Most commercial kitchens light their ranges 1–2 hours before service to reach temperature, and don’t extinguish them until cleaning is complete — typically 30–60 minutes after last covers. A kitchen that operates dinner service from 6pm–10pm is likely running gas equipment from 4pm–11pm — a 7-hour window for 4 hours of active cooking. The pre-heat and post-service periods consume gas at idle rates — typically 30–50% of full operating consumption — for 3 hours per service day.
For a restaurant running 7 services per week, 50 weeks per year: 350 service days, 1,050 idle hours at 30–50% range capacity = 350,000–583,000 kWh of idle gas consumption per year. At commercial gas rates, that’s £21,000–£52,500 per year in gas consumed while not actively cooking.
This is not a fabricated figure. It represents the structural inefficiency of commercial kitchen equipment that is designed to maintain readiness rather than minimise consumption.
Extraction: The Electricity That Runs Regardless
Commercial kitchen extraction systems — canopy extract and supply air handling units — are specified to maintain fire safety ventilation rates as well as heat and vapour removal.

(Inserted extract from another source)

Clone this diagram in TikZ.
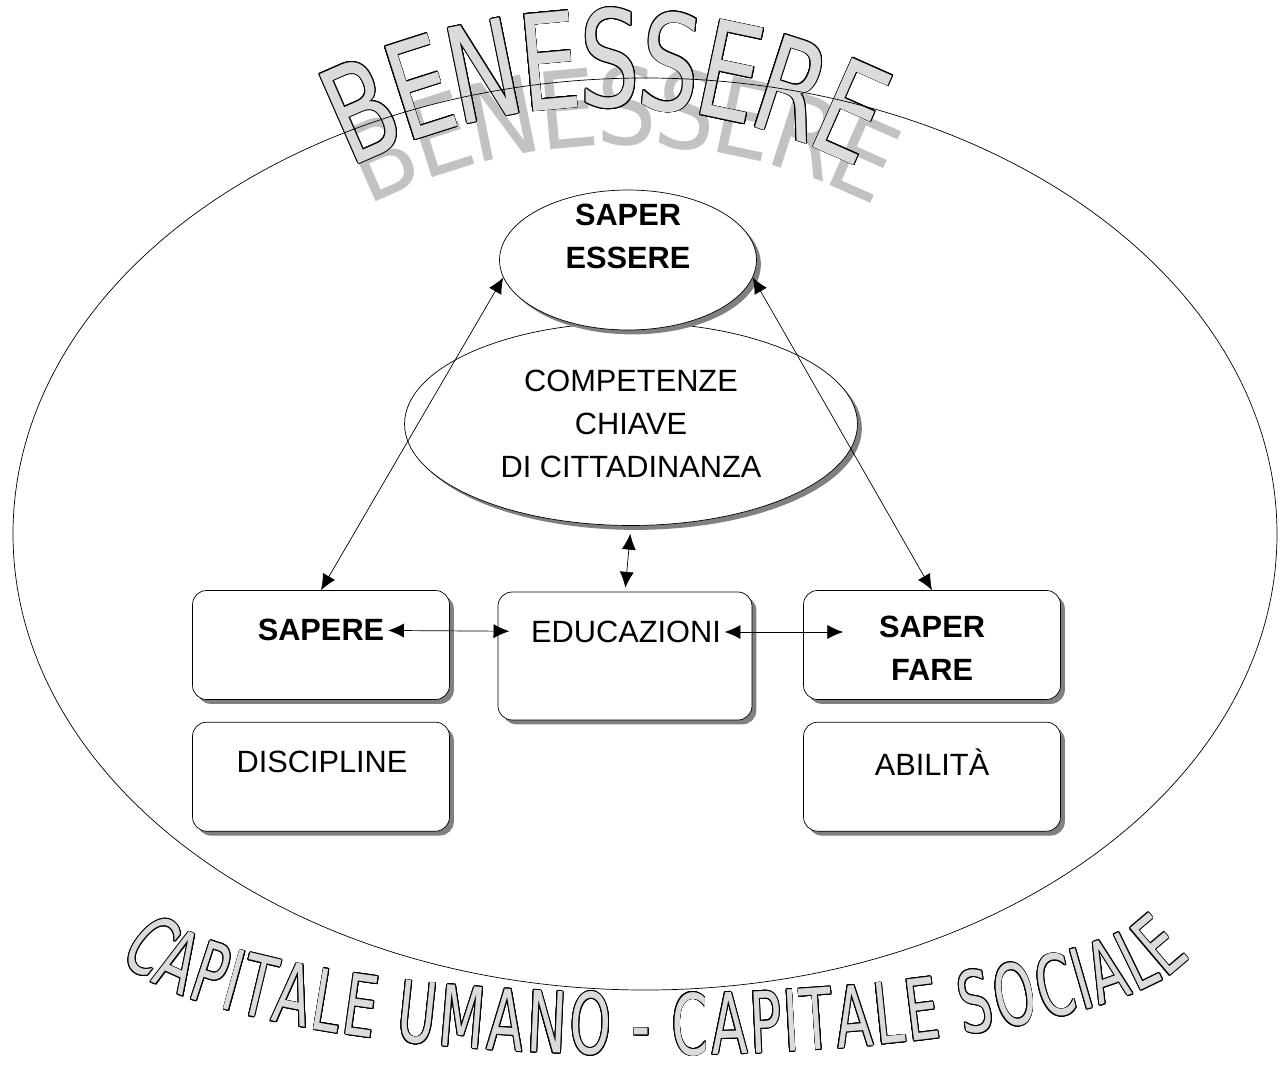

The ventilation rates required by current Part F building regulations and kitchen extraction standards are significant: a typical medium-sized restaurant kitchen requires 4,000–8,000 cubic metres per hour of extract airflow.
The fan motors driving this airflow consume continuous electricity. A kitchen extract fan running at 5,500 m³/hr on a centrifugal fan motor typically draws 2.5–4 kW continuously. Running 12 hours per day, 350 days per year: 10,500–16,800 kWh per year — just on extract ventilation. A supply air handling unit adds similar or greater consumption.
Variable speed drives (VSDs) on extract fans allow the airflow rate to be modulated based on actual cooking activity — reducing to minimum ventilation rates during pre-heat, inter-service, and cleaning periods when full extraction is unnecessary. VSDs on kitchen extraction typically reduce ventilation electricity consumption by 30–50% with a capital cost of £1,500–£5,000 per fan installation. The payback period at current electricity prices is typically 12–24 months.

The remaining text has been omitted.